FIRST ISSUE OF POWERS AT MARVEL
POWERS #1 (JULY 2004) #39 AT 40,387

FALLEN ANGEL #8
DC (FEBRUARY 2004) #135 AT 11,435
IDW (AUGUST 2006) #177 AT 8,168

FALLEN ANGEL #9
DC (MARCH 2004) #167 AT 11,163
IDW (OCTOBER 2006) #161 AT 7,954

FALLEN ANGEL #10
DC (APRIL 2004) #154 AT 10,930
IDW (NOVEMBER 2006 #214 AT 7,718

LAST ISSUE OF FALLEN ANGEL AT DC
FALLEN ANGEL #20 (MAY 2005) #144 AT 10,283

FIRST ISSUE AT IDW
FALLEN ANGEL #1 (DECEMBER 2005) #151 AT 12,176


There may actually be fewer than 10,000 dopes — perhaps there are only 3 or 4 thousand. And yes, I do mean they are dopes. People who think individual creators as professional and individual as Peter David and Brian Bendis and Garth Ennis change when they change publishers are not well-informed. I can see them preferring to read Bendis’s writing on well-known characters like SPIDER-MAN and DAREDEVIL — sure. But all of these books are new, creator-owned characters.

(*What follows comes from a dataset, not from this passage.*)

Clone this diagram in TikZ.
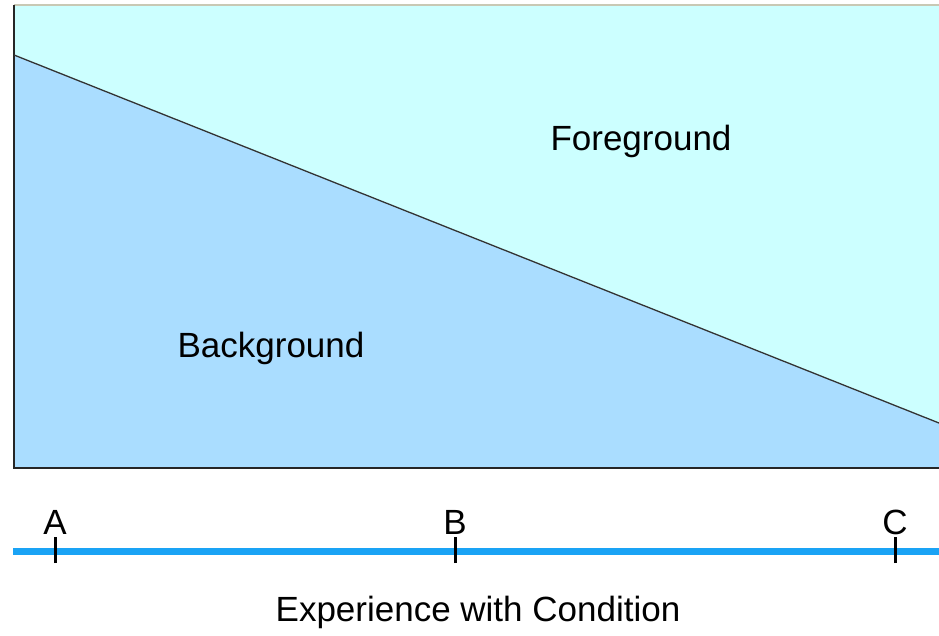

Throw in the top-heavy weighting of the pamphlet system to order the event books from Marvel and DC (a topic we’ll look at tomorrow) and you can see how books below the Infinite Civil Crisis tie-in level get left behind, let alone new characters from non Marvel or DC characters. I suppose I don’t blame retailers for having to lower the bar for their dumbest, most reactionary customers, since those may be the most steady. But it is still stifling the marketplace.

Maybe the world is ready for THE BOYS coming from a non-DC company. Maybe Paul Stock is right. I sure hope so. If you can’t sell jokes about blow jobs and anal trauma, what can you sell?